Enter Drum Brakes: A Revolution in the Roaring '20s
By the 1920s, speeds had increased dramatically—and the wooden block had met its match. That’s when drum brakes emerged, enclosing the braking mechanism inside a metal drum. This design allowed for better stopping power and protection from the elements.
But drum brakes weren’t without flaws. They were heavy, they heated up quickly under stress, and they faded like a cheap vinyl wrap on a Queensland summer’s day. Still, they dominated road cars for decades and remain in use on rear axles of some budget models today.
Disc Brakes Change the Game
Enter the disc brake—first seen on a production car in the 1950s (Jaguar C-Type, we’re looking at you). These marvels offered better cooling, less fade, and way more bite under pressure. Racers were quick to adopt the new technology, and before long, discs became the new gold standard.
Modern disc brakes evolved rapidly in both size and performance. Early units were around 200mm diameter. Today, high-performance cars regularly sport 350mm+ rotors, with some track cars and high-end road cars over 400mm! That’s family-sized pizza stopping power.
For material, the primary manufacturing method was and remains cast iron.
The Evolution of the Cast Iron Racing Brake Disc
Cast iron brake discs have been the backbone of racing braking systems for decades, prized for their durability, heat-handling, and consistent performance. But like every component on a race car, they’ve evolved significantly from their early forms.
In the early days of motorsport, solid one-piece cast iron rotors were the norm. While effective, they were heavy, prone to warping under extreme heat, and didn’t allow for much movement or expansion. As racing demands grew—along with speeds and temperatures—brake engineers sought better ways to manage thermal load and reduce unsprung weight.

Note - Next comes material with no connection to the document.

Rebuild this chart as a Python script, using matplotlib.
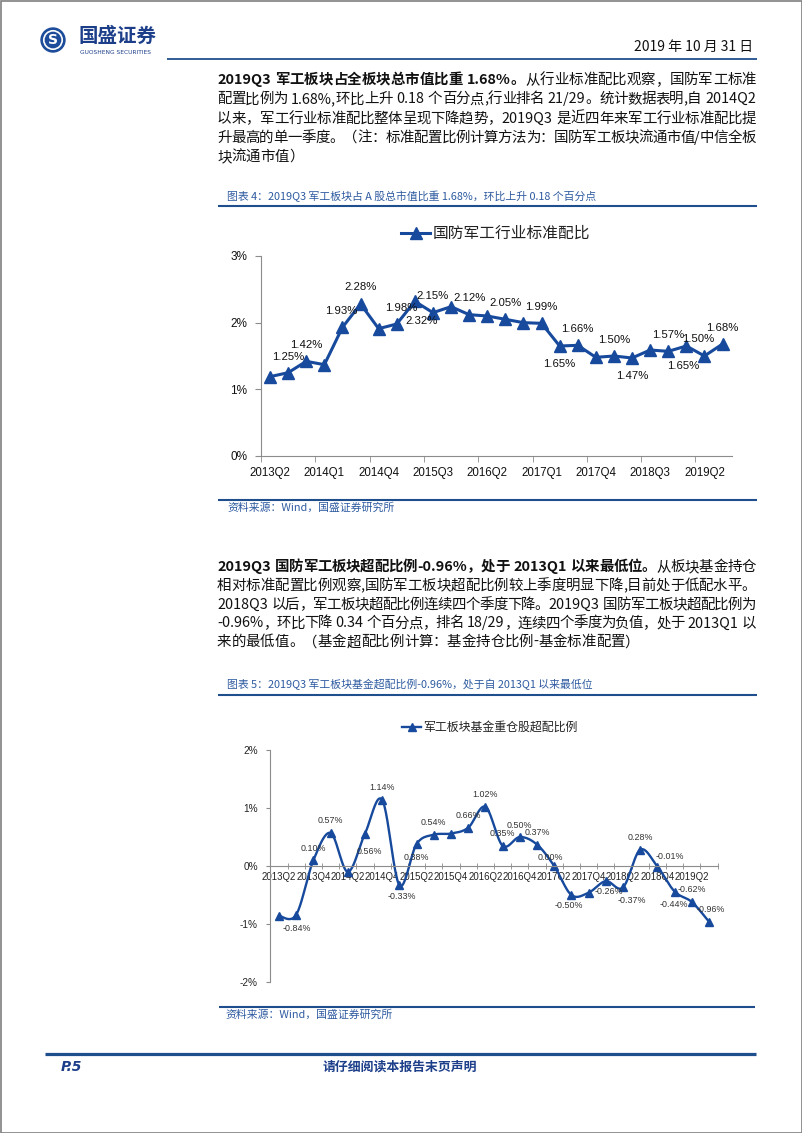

Enter the vented disc, which introduced internal vanes to improve cooling and increase structural stability. But the real game-changer came with the two-piece floating rotor. In this setup, the cast iron disc (or "friction ring") is bolted to a lightweight aluminium hat (or "bell") using a floating mechanism.
The ‘fully floating’ disc allows the iron ring to do two things:
1. Expand radially (or “grow”) when heated, reducing stress and helping prevent cracking or coning.
2. Move laterally to allow for movement in the suspension / caliper interface. This helps prevent the pads being pushed back in the caliper which can lead to knock-off.
So this floating dunction is designed to improve performance and reliability.
Today, two-piece floating cast iron rotors remain the go-to for many race cars—from club-level track builds to GT and touring categories—delivering the perfect balance of cost performance, and heat resilience.
Size Matters – But So Does Weight
Here’s where things get interesting for racers. Bigger rotors mean more stopping force, but they also mean more unsprung weight. That’s more weight for the suspension to deal with —and it directly affects your car’s responsiveness and grip.
That’s why motorsport engineers started experimenting with lighter materials.
Cast iron: durable and cheap, but heavy.
Carbon-ceramic: featherlight and fade-resistant, but eye-wateringly expensive.
Carbon-carbon: the holy grail in Formula 1 and top-tier endurance racing, offering insane temperature tolerance and weight savings.
Braking systems today aren’t just about brute force—they're finely tuned tools of control, made from exotic materials and often paired with clever cooling ducts, floating rotors, and high-performance brake fluids.
The Evolution of Racing Brake Pads: From Asbestos to Advanced Compounds
Racing brake pads have come a long way since the early days of motorsport, where reliability and stopping power were often secondary to just getting around the track. What started as simple friction materials has evolved into a science of high-performance compounds designed to handle extreme temperatures, pressures, and speeds.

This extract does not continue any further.